Exactly the lines from the start of the data below through the line that contains "import plotly.graph_objects as go" are to be copied, with pictures left out.

▸ **Data extract**:
=-=-=
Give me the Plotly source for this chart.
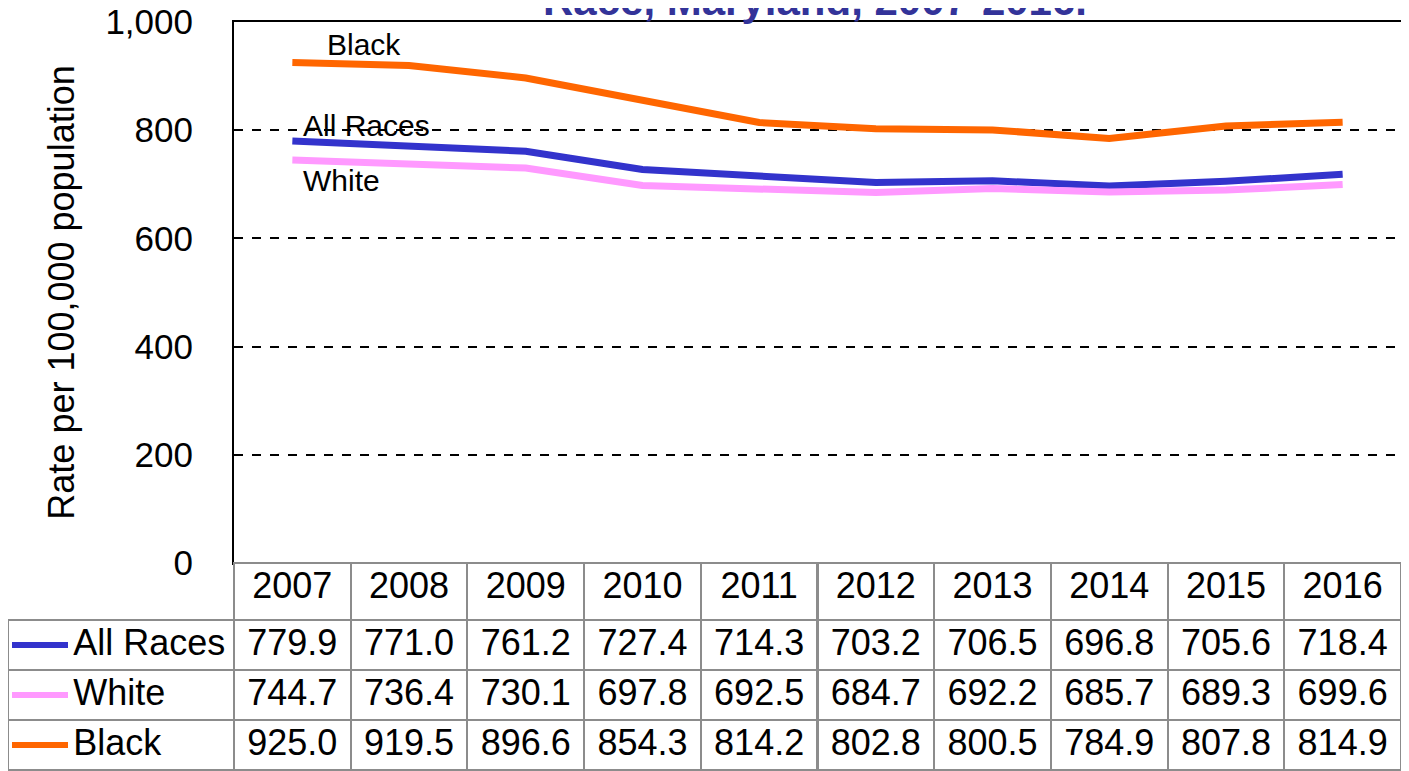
import plotly.graph_objects as go

years = ["2007", "2008", "2009", "2010", "2011", "2012", "2013", "2014", "2015", "2016"]
all_races = [779.9, 771.0, 761.2, 727.4, 714.3, 703.2, 706.5, 696.8, 705.6, 718.4]
white = [744.7, 736.4, 730.1, 697.8, 692.5, 684.7, 692.2, 685.7, 689.3, 699.6]
black = [925.0, 919.5, 896.6, 854.3, 814.2, 802.8, 800.5, 784.9, 807.8, 814.9]
series_names = ["All Races", "White", "Black"]
series_colors = ["#3333CC", "#FF99FF", "#FF6600"]
y_ticks = [0, 200, 400, 600, 800, 1000]
y_tick_labels = ["0", "200", "400", "600", "800", "1,000"]

# the page body has an 8px margin, so the figure starts at page (8, 8)
OFF = 8
W, H = 1409 - OFF, 771 - OFF
ML, MR, MT, MB = 0, 8, 22 - OFF, 0
PW, PH = W - ML - MR, H - MT - MB


def px_x(page_x):
    return (page_x - OFF - ML) / PW


def px_y(page_y):
    return (H - MB - (page_y - OFF)) / PH


plot_left_px, plot_bottom_px = 234, 563
x_dom0 = px_x(plot_left_px)
y_dom0 = px_y(plot_bottom_px)

FONT = "Liberation Sans, Arial, sans-serif"
series = [all_races, white, black]

fig = go.Figure()
for name, vals, col in zip(series_names, series, series_colors):
    fig.add_trace(go.Scatter(
        x=years, y=vals, mode="lines", name=name,
        line=dict(color=col, width=7), showlegend=False,
        xaxis="x", yaxis="y", hoverinfo="x+y+name"))

# data table
nb = "\u00a0" * 5 + "\u2009"
header_vals = [""] + years
cell_vals = [[nb + n.replace(" ", "\u00a0") for n in series_names]] + [
    [f"{s[i]:.1f}" for s in series] for i in range(len(years))]
col_w = [plot_left_px - OFF - ML] + [(W - MR - (plot_left_px - OFF)) / len(years)] * len(years)
border = "#8c8c8c"
fig.add_trace(go.Table(
    domain=dict(x=[0, 1], y=[0, y_dom0]),
    columnwidth=col_w,
    header=dict(values=header_vals, height=57,
                fill=dict(color=["rgba(0,0,0,0)"] + ["white"] * len(years)),
                line=dict(color=["rgba(0,0,0,0)"] + [border] * len(years), width=2),
                align="center", font=dict(family=FONT, size=36, color="black")),
    cells=dict(values=cell_vals, height=50,
               fill=dict(color="white"),
               line=dict(color=border, width=2),
               align=["left"] + ["center"] * len(years),
               font=dict(family=FONT, size=36, color="black")),
))

shapes = []
row_h = 50
for i, col in enumerate(series_colors):
    yp = px_y(620 + row_h * i + row_h / 2)
    shapes.append(dict(type="line", xref="paper", yref="paper",
                       x0=px_x(12), x1=px_x(68), y0=yp, y1=yp,
                       line=dict(color=col, width=6), layer="above"))

annotations = [
    dict(text="Race, Maryland, 2007-2016.", xref="paper", yref="paper",
         x=px_x(815), y=1, xanchor="center", yanchor="bottom", yshift=-4,
         showarrow=False, font=dict(family=FONT, size=42, color="#333399", weight="bold")),
    dict(text="Black", x=0, y=black[0], xref="x", yref="y",
         xanchor="left", yanchor="middle", xshift=33, yshift=18, showarrow=False,
         font=dict(family=FONT, size=30, color="black")),
    dict(text="All Races", x=0, y=all_races[0], xref="x", yref="y",
         xanchor="left", yanchor="middle", xshift=9, yshift=16, showarrow=False,
         font=dict(family=FONT, size=30, color="black")),
    dict(text="White", x=0, y=white[0], xref="x", yref="y",
         xanchor="left", yanchor="middle", xshift=9, yshift=-20, showarrow=False,
         font=dict(family=FONT, size=30, color="black")),
]

fig.update_layout(
    width=W, height=H, margin=dict(l=ML, r=MR, t=MT, b=MB, autoexpand=False),
    paper_bgcolor="white", plot_bgcolor="white",
    xaxis=dict(domain=[x_dom0, 1], type="category", range=[-0.5, len(years) - 0.5],
               showticklabels=False, showgrid=False, zeroline=False, automargin=False,
               showline=True, linecolor="black", linewidth=2, mirror=True, ticks=""),
    yaxis=dict(domain=[y_dom0, 1], range=[0, 1000], tickvals=y_ticks, ticktext=y_tick_labels,
               showgrid=True, gridcolor="black", griddash="dash", gridwidth=1.5,
               zeroline=False, showline=True, linecolor="black", linewidth=2, mirror=True,
               ticks="", ticklabelstandoff=32, automargin=False, ticklabeloverflow="allow",
               tickfont=dict(family=FONT, size=35, color="black"),
               title=dict(text="Rate per 100,000 population", standoff=20,
                          font=dict(family=FONT, size=36, color="black"))),
    shapes=shapes, annotations=annotations,
)

fig.write_html("out.html")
=-=-=
▸ **Exercise response**:
Give me the Plotly source for this chart.
import plotly.graph_objects as go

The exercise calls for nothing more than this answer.